* **Exercise goal**
Starting at the first line of the listing below, repeat each line exactly until the line containing "ax = fig.add_axes([85", which you include. Leave out pictures.

* **Data provided**
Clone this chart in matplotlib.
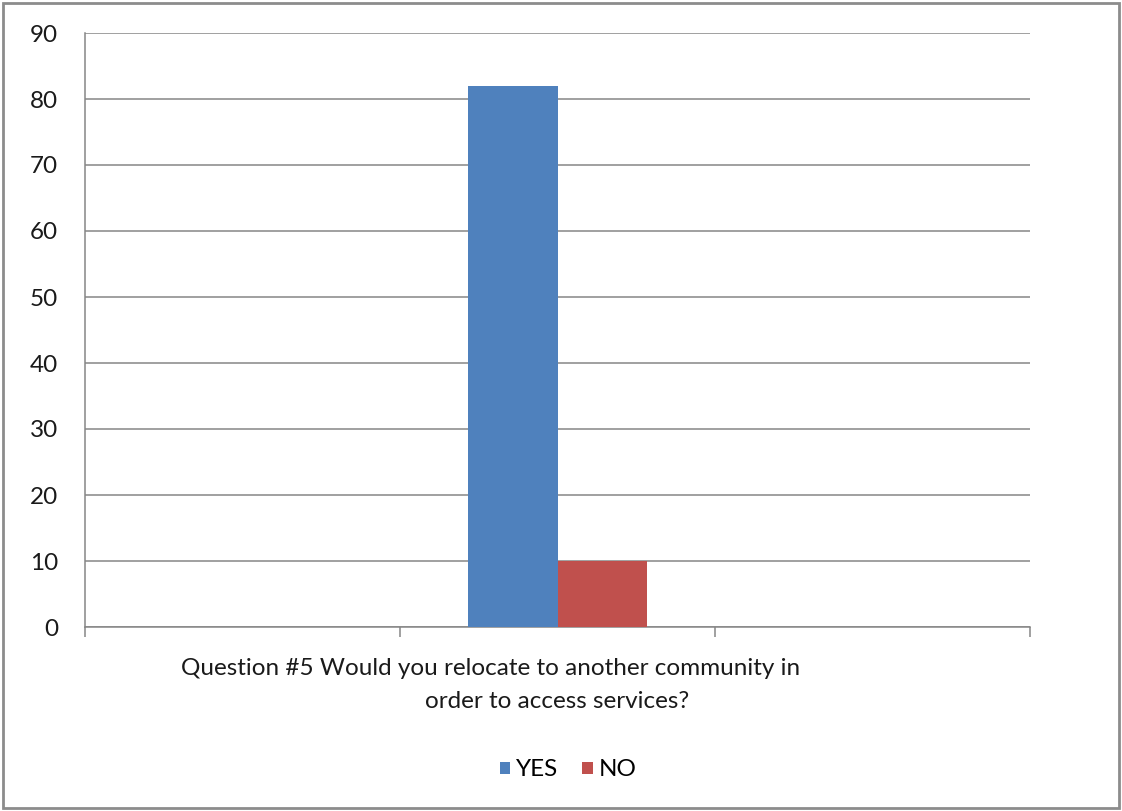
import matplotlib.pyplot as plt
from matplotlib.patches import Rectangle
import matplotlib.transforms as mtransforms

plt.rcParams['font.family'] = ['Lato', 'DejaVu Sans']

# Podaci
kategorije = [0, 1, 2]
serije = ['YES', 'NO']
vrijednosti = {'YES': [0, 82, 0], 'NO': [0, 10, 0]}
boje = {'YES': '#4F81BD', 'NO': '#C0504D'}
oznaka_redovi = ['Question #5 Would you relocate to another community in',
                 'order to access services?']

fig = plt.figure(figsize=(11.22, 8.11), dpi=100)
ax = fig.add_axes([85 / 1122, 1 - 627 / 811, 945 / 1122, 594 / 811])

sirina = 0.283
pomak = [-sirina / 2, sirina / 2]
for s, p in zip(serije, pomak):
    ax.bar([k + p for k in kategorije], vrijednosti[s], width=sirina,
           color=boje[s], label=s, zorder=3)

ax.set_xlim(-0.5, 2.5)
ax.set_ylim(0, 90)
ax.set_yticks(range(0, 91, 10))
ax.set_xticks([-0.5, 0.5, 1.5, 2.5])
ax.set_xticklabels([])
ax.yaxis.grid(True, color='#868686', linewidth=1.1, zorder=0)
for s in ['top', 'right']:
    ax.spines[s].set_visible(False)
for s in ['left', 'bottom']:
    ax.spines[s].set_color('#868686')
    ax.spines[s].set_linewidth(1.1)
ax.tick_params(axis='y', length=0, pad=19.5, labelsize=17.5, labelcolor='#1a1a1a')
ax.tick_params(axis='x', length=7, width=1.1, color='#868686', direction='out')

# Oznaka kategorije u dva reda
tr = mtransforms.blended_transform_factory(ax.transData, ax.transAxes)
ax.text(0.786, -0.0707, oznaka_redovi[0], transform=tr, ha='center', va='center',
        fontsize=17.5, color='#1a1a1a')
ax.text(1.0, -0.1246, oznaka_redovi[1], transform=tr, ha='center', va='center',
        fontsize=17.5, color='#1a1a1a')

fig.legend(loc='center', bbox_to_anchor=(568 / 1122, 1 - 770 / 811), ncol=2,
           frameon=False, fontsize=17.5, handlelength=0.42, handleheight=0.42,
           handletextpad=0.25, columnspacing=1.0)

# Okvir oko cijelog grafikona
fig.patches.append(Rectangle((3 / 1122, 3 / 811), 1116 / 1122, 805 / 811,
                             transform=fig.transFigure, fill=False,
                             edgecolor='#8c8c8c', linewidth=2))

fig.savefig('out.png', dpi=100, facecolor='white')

* **Reply to the exercise**
Clone this chart in matplotlib.
import matplotlib.pyplot as plt
from matplotlib.patches import Rectangle
import matplotlib.transforms as mtransforms

plt.rcParams['font.family'] = ['Lato', 'DejaVu Sans']

# Podaci
kategorije = [0, 1, 2]
serije = ['YES', 'NO']
vrijednosti = {'YES': [0, 82, 0], 'NO': [0, 10, 0]}
boje = {'YES': '#4F81BD', 'NO': '#C0504D'}
oznaka_redovi = ['Question #5 Would you relocate to another community in',
                 'order to access services?']

fig = plt.figure(figsize=(11.22, 8.11), dpi=100)
ax = fig.add_axes([85 / 1122, 1 - 627 / 811, 945 / 1122, 594 / 811])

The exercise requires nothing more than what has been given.